Are recessions good for the arts? Admissions to Britain’s free public museums and galleries were up 2 per cent in 2008, and most have reported increases of over 10 per cent in 2009.
Are recessions good for the arts? Admissions to Britain’s free public museums and galleries were up 2 per cent in 2008, and most have reported increases of over 10 per cent in 2009. Tickets for the big touring shows are selling well. West End theatre box-office revenues were up 3.5 per cent in the first six months of this year. This winter we can enjoy a multitude of entertainments as wonderful or as wacky as ever.
So is everything rosy? Well, no. It is true that stocks are high, quality is high and queues are long. But this masks problems in future supplies. Funders, investors and producers are worried.
Many museums and galleries are looking anxiously at America where the crisis has severely hit ticket and merchandise sales. The organisation Americans for the Arts says, ‘The Great Recession has struck museums and performing-arts groups with a vengeance. All around the country, orchestras, opera houses, theatre troupes and dance companies are cutting salaries, jobs and programmers.’
New York’s Metropolitan Museum says that its endowment fell by $700 million in the first six months of 2009, a reduction of 25 per cent, and the Metropolitan Opera saw its $300 million endowment shrink by a third and cut senior staff salaries by 10 per cent. In October, the Art Newspaper reported that one third of America’s museum directors faced salary cuts. It will get worse. Forbes magazine quotes Metropolitan spokesman Harold Holzer as saying, ‘We’re looking at a much more pressing problem in fiscal 2011 than in 2010.’ Arts Council England says that ‘there is a time lag before the impact on the arts is fully felt…. The expectation is that box office will come under increasing pressure towards the end of this year and in 2010’, a prediction shared by the research group Audiences London.
Colin Tweedy, chief executive of Arts & Business, speaking in September at Boris Johnson’s seminar on ‘Arts and the Downturn’, said, ‘Seventy per cent of cultural organisations within London are now seeing a decrease in private-sector investment.’ Boris Johnson, after a visit to New York, thinks more places should charge for admission, although David Cameron seems unlikely to agree. Almost all British arts foundations have lost money.
Are these temporary problems? When the world economy stabilises, will money flow back to artists, curators and producers and the institutions that keep up the supply of new ideas and new shows?
There is no easy answer. The government faces ballooning debt and will severely cut the DCMS budget for 2010/11. Some money that would have gone to the arts is being switched to the loss-making 2012 Olympic Games. But public money and private funds will flow again and the big museums will win back some of their donors and clients.
But the glory days are unlikely to come back, not only because funding is scarce but also because the nature of art is changing. Art today is more collaborative, like Antony Gormley’s Fourth Plinth project and the RSA’s Art and Ecology programme.
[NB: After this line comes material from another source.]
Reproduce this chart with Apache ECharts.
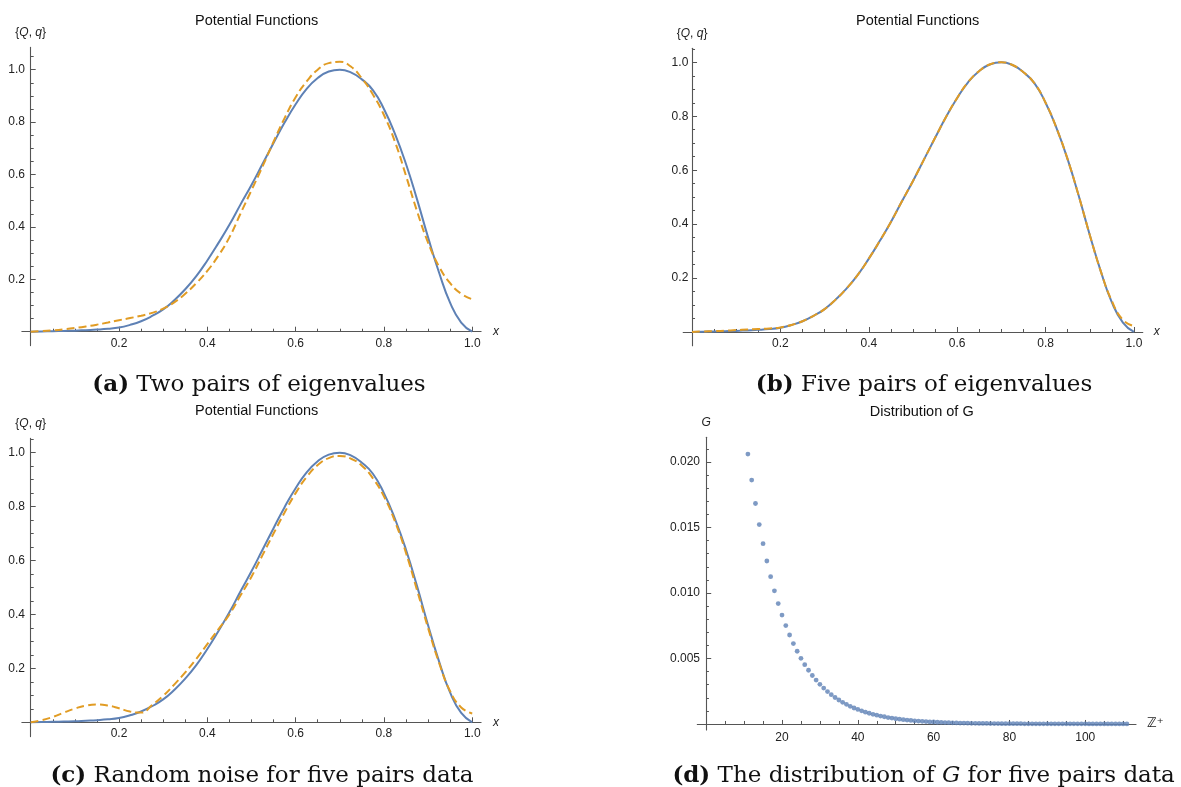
<!DOCTYPE html>
<html>
<head>
<meta charset="utf-8">
<script src="https://cdn.jsdelivr.net/npm/echarts@6/dist/echarts.min.js"></script>
<style>
html,body{margin:0;padding:0;background:#fff;}
#chart{width:1181px;height:787px;}
</style>
</head>
<body>
<div id="chart"></div>
<script>
// ---------- data ----------
const xGrid = [0,0.025,0.05,0.075,0.1,0.125,0.15,0.175,0.2,0.225,0.25,0.275,0.3,0.325,0.35,0.375,0.4,0.425,0.45,0.475,0.5,0.525,0.55,0.575,0.6,0.625,0.65,0.675,0.7,0.725,0.75,0.775,0.8,0.825,0.85,0.875,0.9,0.925,0.95,0.975,1.0];
const trueQ = [0,0.001,0.002,0.003,0.004,0.006,0.008,0.011,0.016,0.026,0.040,0.060,0.085,0.120,0.162,0.212,0.272,0.338,0.408,0.485,0.560,0.640,0.720,0.798,0.868,0.927,0.968,0.993,1.000,0.990,0.963,0.922,0.850,0.755,0.640,0.505,0.360,0.225,0.110,0.035,0];
const qTwoPairs = [0,0.002,0.005,0.009,0.014,0.020,0.027,0.035,0.044,0.052,0.061,0.072,0.088,0.112,0.145,0.185,0.232,0.290,0.360,0.450,0.540,0.630,0.725,0.815,0.895,0.955,1.000,1.025,1.030,1.012,0.967,0.905,0.827,0.725,0.595,0.460,0.340,0.248,0.185,0.145,0.124];
const qFivePairs = [0,0.002,0.003,0.005,0.007,0.009,0.011,0.013,0.017,0.026,0.040,0.060,0.085,0.120,0.162,0.212,0.272,0.338,0.408,0.485,0.560,0.640,0.720,0.798,0.868,0.927,0.968,0.993,1.000,0.990,0.963,0.922,0.850,0.755,0.640,0.505,0.360,0.225,0.115,0.045,0.022];
const qNoisy = [0,0.008,0.020,0.036,0.051,0.062,0.066,0.062,0.052,0.040,0.036,0.064,0.098,0.140,0.185,0.235,0.290,0.345,0.400,0.470,0.540,0.620,0.700,0.778,0.850,0.910,0.954,0.980,0.988,0.978,0.952,0.905,0.838,0.745,0.628,0.490,0.350,0.220,0.115,0.055,0.033];

const gIndex = [11,12,13,14,15,16,17,18,19,20,
  21,22,23,24,25,26,27,28,29,30,
  31,32,33,34,35,36,37,38,39,40,
  41,42,43,44,45,46,47,48,49,50,
  51,52,53,54,55,56,57,58,59,60,
  61,62,63,64,65,66,67,68,69,70,
  71,72,73,74,75,76,77,78,79,80,
  81,82,83,84,85,86,87,88,89,90,
  91,92,93,94,95,96,97,98,99,100,
  101,102,103,104,105,106,107,108,109,110,111];
const gValues = [0.02060,0.01862,0.01683,0.01522,0.01376,0.01244,0.01124,0.01016,0.00919,0.00831,
  0.00751,0.00679,0.00614,0.00555,0.00501,0.00453,0.00410,0.00370,0.00335,0.00303,
  0.00274,0.00247,0.00224,0.00202,0.00183,0.00165,0.00150,0.00135,0.00122,0.00111,
  0.00100,0.00090,0.00082,0.00074,0.00067,0.00060,0.00055,0.00049,0.00045,0.00040,
  0.00037,0.00033,0.00030,0.00027,0.00024,0.00022,0.00020,0.00018,0.00016,0.00015,
  0.00013,0.00012,0.00011,0.00010,0.00009,0.00008,0.00007,0.00007,0.00006,0.00005,
  0.00005,0.00004,0.00004,0.00004,0.00003,0.00003,0.00003,0.00002,0.00002,0.00002,
  0.00002,0.00002,0.00002,0.00001,0.00001,0.00001,0.00001,0.00001,0.00001,0.00001,
  0.00001,0.00001,0.00001,0.00001,0.00001,0.00001,0.00001,0.00001,0.00001,0.00001,
  0,0,0,0,0,0,0,0,0,0,0];

// ---------- ticks ----------
const potXMajor = [0.2,0.4,0.6,0.8,1.0];
const potXMinor = [0.05,0.1,0.15,0.25,0.3,0.35,0.45,0.5,0.55,0.65,0.7,0.75,0.85,0.9,0.95];
const potYMajor = [0.2,0.4,0.6,0.8,1.0];
const potYMinor = [0.05,0.1,0.15,0.25,0.3,0.35,0.45,0.5,0.55,0.65,0.7,0.75,0.85,0.9,0.95,1.05];
const gXMajor = [20,40,60,80,100];
const gXMinor = [5,10,15,25,30,35,45,50,55,65,70,75,85,90,95,105,110];
const gYMajor = [0.005,0.010,0.015,0.020];
const gYMinor = [0.001,0.002,0.003,0.004,0.006,0.007,0.008,0.009,0.011,0.012,0.013,0.014,0.016,0.017,0.018,0.019,0.021];

// ---------- texts ----------
const panelTitles = ['Potential Functions','Potential Functions','Potential Functions','Distribution of G'];
const captions = ['{b|(a)} Two pairs of eigenvalues','{b|(b)} Five pairs of eigenvalues','{b|(c)} Random noise for five pairs data','{b|(d)} The distribution of {i|G} for five pairs data'];

// ---------- build ----------
const AX = '#555';
const LBL = '#222';
const SANS = 'Liberation Sans, Arial, sans-serif';
const SERIF = 'DejaVu Serif, serif';

const grids = [
  {left:21.87, top:47.4, width:459.2, height:298.2},
  {left:683.2, top:48.3, width:459.6, height:297.45},
  {left:21.87, top:438.4, width:459.2, height:298.2},
  {left:697.3, top:437.2, width:438.7, height:292.8}
].map(g => Object.assign({containLabel:false, outerBoundsMode:'none'}, g));

const panels = [
  {x:[-0.02,1.02], y:[-0.053,1.085], xMaj:potXMajor, xMin:potXMinor, yMaj:potYMajor, yMin:potYMinor, xDec:1, yDec:1, xName:'x', yName:'{{i|Q}, {i|q}}', xGap:12, yGap:9, yMargin:-3.1, xMargin:-8.3, xTick:5, xMinTick:3, yTick:5, yMinTick:3},
  {x:[-0.02,1.02], y:[-0.051,1.052], xMaj:potXMajor, xMin:potXMinor, yMaj:potYMajor, yMin:potYMinor, xDec:1, yDec:1, xName:'x', yName:'{{i|Q}, {i|q}}', xGap:11, yGap:9, yMargin:-5.1, xMargin:-7.7, xTick:5, xMinTick:3, yTick:5, yMinTick:3},
  {x:[-0.02,1.02], y:[-0.053,1.053], xMaj:potXMajor, xMin:potXMinor, yMaj:potYMajor, yMin:potYMinor, xDec:1, yDec:1, xName:'x', yName:'{{i|Q}, {i|q}}', xGap:12, yGap:9, yMargin:-3.1, xMargin:-8.7, xTick:5, xMinTick:3, yTick:5, yMinTick:3},
  {x:[-2.35,113.4], y:[-0.00046,0.02189], xMaj:gXMajor, xMin:gXMinor, yMaj:gYMajor, yMin:gYMinor, xDec:0, yDec:3, xName:'ℤ⁺', yName:'{i|G}', xGap:11, yGap:9, yMargin:-2.7, xMargin:1.5, xTick:4, xMinTick:3, yTick:5, yMinTick:2.7}
];

const xAxes = [], yAxes = [];
const nameRich = {i:{fontStyle:'italic', fontFamily:SANS, fontSize:12, color:LBL}};
panels.forEach((p, gi) => {
  xAxes.push({
    gridIndex:gi, type:'value', min:p.x[0], max:p.x[1], position:'bottom',
    axisLine:{show:true, onZero:true, lineStyle:{color:AX, width:1.1}},
    axisTick:{show:true, inside:true, length:p.xTick, customValues:p.xMaj, lineStyle:{color:AX, width:1}},
    axisLabel:{show:true, customValues:p.xMaj, margin:p.xMargin, fontFamily:SANS, fontSize:12, color:LBL,
      formatter:(v)=> p.xDec ? Number(v).toFixed(p.xDec) : String(Math.round(v))},
    splitLine:{show:false},
    name:p.xName, nameLocation:'end', nameGap:p.xGap,
    nameTextStyle: gi===3 ? {fontFamily:'DejaVu Sans, sans-serif', fontSize:13, color:LBL} : {fontFamily:SANS, fontStyle:'italic', fontSize:12, color:LBL}
  });
  xAxes.push({
    gridIndex:gi, type:'value', min:p.x[0], max:p.x[1], position:'bottom',
    axisLine:{show:false, onZero:true},
    axisTick:{show:true, inside:true, length:p.xMinTick, customValues:p.xMin, lineStyle:{color:AX, width:1}},
    axisLabel:{show:false}, splitLine:{show:false}
  });
  yAxes.push({
    gridIndex:gi, type:'value', min:p.y[0], max:p.y[1], position:'left',
    axisLine:{show:true, onZero:true, lineStyle:{color:AX, width:1.1}},
    axisTick:{show:true, inside:true, length:p.yTick, customValues:p.yMaj, lineStyle:{color:AX, width:1}},
    axisLabel:{show:true, customValues:p.yMaj, margin:p.yMargin, fontFamily:SANS, fontSize:12, color:LBL,
      formatter:(v)=> Number(v).toFixed(p.yDec)},
    splitLine:{show:false},
    name:p.yName, nameLocation:'end', nameGap:p.yGap,
    nameTextStyle:{fontFamily:SANS, fontSize:12, color:LBL, rich:nameRich}
  });
  yAxes.push({
    gridIndex:gi, type:'value', min:p.y[0], max:p.y[1], position:'left',
    axisLine:{show:false, onZero:true},
    axisTick:{show:true, inside:true, length:p.yMinTick, customValues:p.yMin, lineStyle:{color:AX, width:1}},
    axisLabel:{show:false}, splitLine:{show:false}
  });
});

const BLUE = '#5E81B5', ORANGE = '#E19C24';
function pairs(ys){ return xGrid.map((x,i)=>[x, ys[i]]); }
const curveSets = [qTwoPairs, qFivePairs, qNoisy];
const series = [];
curveSets.forEach((q, gi) => {
  series.push({type:'line', xAxisIndex:gi*2, yAxisIndex:gi*2, data:pairs(trueQ), showSymbol:false, smooth:0.5,
    lineStyle:{color:BLUE, width:2}, silent:true, animation:false, z:2});
  series.push({type:'line', xAxisIndex:gi*2, yAxisIndex:gi*2, data:pairs(q), showSymbol:false, smooth:0.5,
    lineStyle:{color:ORANGE, width:2, type:[8,4]}, silent:true, animation:false, z:3});
});
series.push({type:'scatter', xAxisIndex:6, yAxisIndex:6, data:gIndex.map((n,i)=>[n, gValues[i]]), symbol:'circle', symbolSize:4.8,
  itemStyle:{color:BLUE}, silent:true, animation:false});

const titlePos = [[251.7,7.5],[912.7,7.5],[251.7,397.5],[916.7,398.5]];
const capPos = [[254,367.5],[919,367.5],[257,758],[918.6,758]];
const titles = [];
panelTitles.forEach((t,i)=>{
  titles.push({text:t, left:titlePos[i][0], top:titlePos[i][1], textAlign:'center',
    textStyle:{fontFamily:SANS, fontSize:14.5, fontWeight:'normal', color:'#111', lineHeight:16.5}});
});
captions.forEach((t,i)=>{
  titles.push({text:t, left:capPos[i][0], top:capPos[i][1], textAlign:'center',
    textStyle:{fontFamily:SERIF, fontSize:23, fontWeight:'normal', color:'#111', lineHeight:26,
      rich:{b:{fontFamily:SERIF, fontSize:23, fontWeight:'bold', color:'#111', lineHeight:26},
            i:{fontFamily:SERIF, fontSize:23, fontStyle:'italic', color:'#111', lineHeight:26}}}});
});

const chart = echarts.init(document.getElementById('chart'), null, {renderer:'canvas'});
chart.setOption({
  animation:false,
  backgroundColor:'#fff',
  title: titles,
  grid: grids,
  xAxis: xAxes,
  yAxis: yAxes,
  series: series
});
</script>
</body>
</html>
Many of the so-called ‘new philanthropists’ who emerged out of the media, software and banking boom of the past 20 years seem less interested in supporting old masterpieces than in addressing today’s social issues.
The contrast between old and new is sharply visible in the three generations of Tate. Walk up the 30-odd steps of 19th-century Tate Britain and you pass between classical columns into a marble entrance hall. In contrast, Tate Modern has a spacious wheelchair-friendly ramp and two smaller doors neatly positioned next to money-making bookshops and cafés.
Justifying its proposed extension, Tate Modern says, ‘Changes in contemporary art practice mean that different kinds of spaces are desirable.’ The new building, planned to open in 2012, will ‘more fully integrate the display, learning, and social functions of the museum’ with an emphasis on interaction and social impact. It will build on Nick Serota’s statement in June: ‘I am certain that in the next 10 to 15 years, there will be a limited number of people working in galleries, and more people effectively working as commissioning editors working on material online.’
Tate’s request for £50 million of public money appealed as much to the government’s desire for more jobs and more tourists as to a desire for more art. The Arts Council’s plan for 2008–11 lists four development priorities of which three are social (digital, children and the Olympics) and only one is cultural (visual arts).
In today’s creative economy, the visual arts are only one strand alongside digital media, installations, interaction and social enterprise. The collapse of conventional funding is merely hastening this change in the nature of art.
Tate will probably get its £215 million, but its extension may be the last of the big beasts. Already a new generation of artists is creating new kinds of art that doesn’t want to be constrained within a big museum. The public, too, is looking for more interactive pleasures. But where will the money come from?